= Mountain Meadow Ranch =

Summer camp in California, United States

Mountain Meadow Ranch (MMR) is a family-owned two-week summer camp for boys and girls aged 7–17, located near Susanville, California, United States, on the eastern slope of the Sierra Nevada, 75 miles northwest of Reno, Nevada. It boasts one of the highest return rates of any camp, averaging about 70% campers returning the next year.

==History==
Originally a hunting camp for the indigenous Maidu Native Americans, in 1902 the ranch came under the ownership of wealthy hunter George Wingfield, who first homesteaded the area. The ranch was called "Meadowbrook" at this time, and had two small "lakes" nearby named "Lake George" (right next to the big house) and "Lake Jean", after George Wingfield's children.

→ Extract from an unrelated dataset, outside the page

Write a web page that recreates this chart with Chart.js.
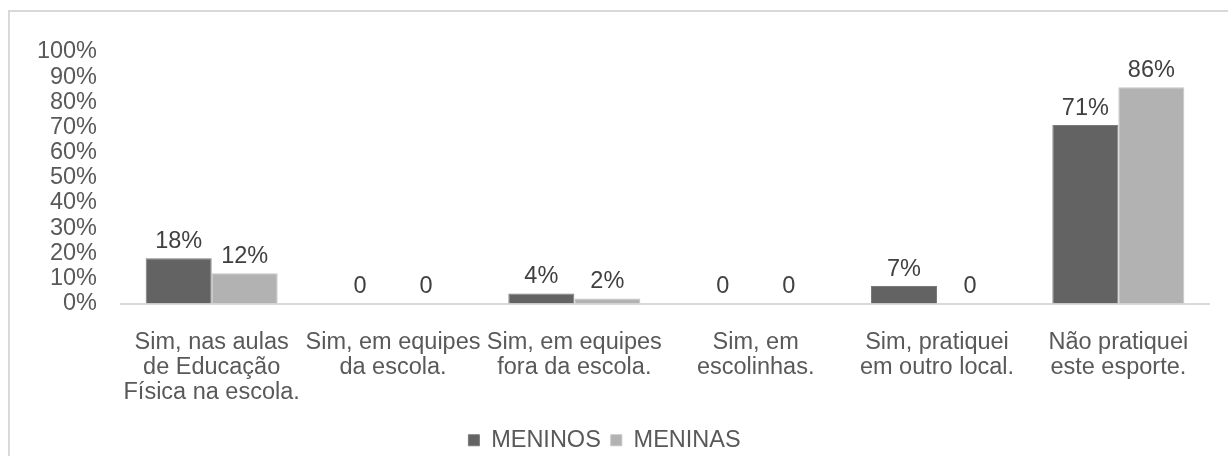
<!DOCTYPE html>
<html>
<head>
<meta charset="utf-8">
<script src="https://cdn.jsdelivr.net/npm/chart.js@4/dist/chart.umd.min.js"></script>
<style>
  html, body { margin: 0; padding: 0; background: #fff; overflow: hidden; }
  #frame {
    position: absolute; left: 8px; top: 10px; width: 1240px; height: 460px;
    border-left: 2px solid #d9d9d9; border-top: 2px solid #d9d9d9;
  }
  #wrap { position: absolute; left: 0; top: 0; width: 1228px; height: 456px; }
</style>
</head>
<body>
<div id="frame"></div>
<div id="wrap"><canvas id="sportChart"></canvas></div>
<script>
// data
const categories = [
    ['Sim, nas aulas', 'de Educação', 'Física na escola.'],
    ['Sim, em equipes', 'da escola.'],
    ['Sim, em equipes', 'fora da escola.'],
    ['Sim, em', 'escolinhas.'],
    ['Sim, pratiquei', 'em outro local.'],
    ['Não pratiquei', 'este esporte.']
];
const meninos = [18, 0, 4, 0, 7, 71];
const meninas = [12, 0, 2, 0, 0, 86];
const yTicks = [0, 10, 20, 30, 40, 50, 60, 70, 80, 90, 100];

const FONT = "'Liberation Sans', Arial, sans-serif";
const FSIZE = 23.5;
const textColor = '#595959';

// value labels above the bars
const barLabels = {
    id: 'barLabels',
    afterDatasetsDraw(chart) {
        const ctx = chart.ctx;
        ctx.save();
        ctx.font = FSIZE + 'px ' + FONT;
        ctx.fillStyle = '#404040';
        ctx.textAlign = 'center';
        ctx.textBaseline = 'bottom';
        chart.data.datasets.forEach((ds, i) => {
            chart.getDatasetMeta(i).data.forEach((bar, j) => {
                const v = ds.data[j];
                ctx.fillText(v === 0 ? '0' : v + '%', bar.x, bar.y - 5);
            });
        });
        ctx.restore();
    }
};

new Chart(document.getElementById('sportChart'), {
    type: 'bar',
    data: {
        labels: categories,
        datasets: [{
            label: 'MENINOS',
            data: meninos,
            backgroundColor: '#636363',
            borderColor: '#7a7a7a',
            borderWidth: 1,
            categoryPercentage: 0.728,
            barPercentage: 1
        }, {
            label: 'MENINAS',
            data: meninas,
            backgroundColor: '#b2b2b2',
            borderColor: '#c4c4c4',
            borderWidth: 1,
            categoryPercentage: 0.728,
            barPercentage: 1
        }]
    },
    options: {
        responsive: true,
        maintainAspectRatio: false,
        animation: false,
        layout: { padding: { top: 52, right: 19, left: 0, bottom: -6 } },
        plugins: {
            tooltip: { enabled: false },
            legend: {
                position: 'bottom',
                labels: {
                    color: textColor,
                    font: { family: FONT, size: FSIZE },
                    boxWidth: 11,
                    boxHeight: 11,
                    padding: 10
                }
            }
        },
        scales: {
            x: {
                grid: { display: false, drawTicks: false },
                border: { display: true, color: '#d9d9d9', width: 2 },
                ticks: {
                    color: textColor,
                    font: { family: FONT, size: FSIZE, lineHeight: 1.05 },
                    maxRotation: 0,
                    autoSkip: false,
                    padding: 27
                },
                afterFit(scale) { scale.height = 115; }
            },
            y: {
                min: 0,
                max: 100,
                grid: { display: false, drawTicks: false },
                border: { display: false },
                afterBuildTicks(scale) { scale.ticks = yTicks.map(v => ({ value: v })); },
                ticks: {
                    color: textColor,
                    font: { family: FONT, size: FSIZE, lineHeight: 1 },
                    autoSkip: false,
                    padding: 24,
                    callback: v => v + '%'
                },
                afterFit(scale) { scale.width = 121; }
            }
        }
    },
    plugins: [barLabels]
});
</script>
</body>
</html>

After going through several changes, Mountain Meadow Ranch was founded as an all-boys summer camp in 1956 by professional football player Jack Ellena Sr. and his wife Jacquie Ellena when they acquired it shortly after Jack graduated from UCLA. At the insistence of sisters, the camp opened to girls in the early 1960s, and it has been open to both sexes ever since.

==Activities==
Mountain Meadow offers a wide range of activities, including:

- Equestrianism
- Mountain biking
- BMX biking
- Riflery
- Archery
- Tennis
- Drama
- Ceramics
- Arts and crafts
- Photography
- Swimming
- Sailing
- Canoeing
- Fishing
- Fencing
- Campfires
- Basketball
- Baseball
- Association football
- American football
- Lake sports
  - Water skiing
  - Wakeboarding
  - Kneeboarding
  - Tubing
- Adventure and challenge activities
  - High ropes course
  - Low ropes course
  - Backpacking trips
  - Water-ski overnights
  - Archeology expeditions
  - Desert adventures
  - Summit expeditions
  - C.I.L.T. (Campers in Leadership Training)

==Staff and directors==
The ranch is owned by Jack "Chip" Ellena Jr. and wife Jody Ellena, who have been running the camp as head directors since 1993. Co-directors are their daughter Katherine & Brandon Whitestone. The staff and counselors at Mountain Meadow are typically between the ages of 19-24 and most have completed at least one year of college.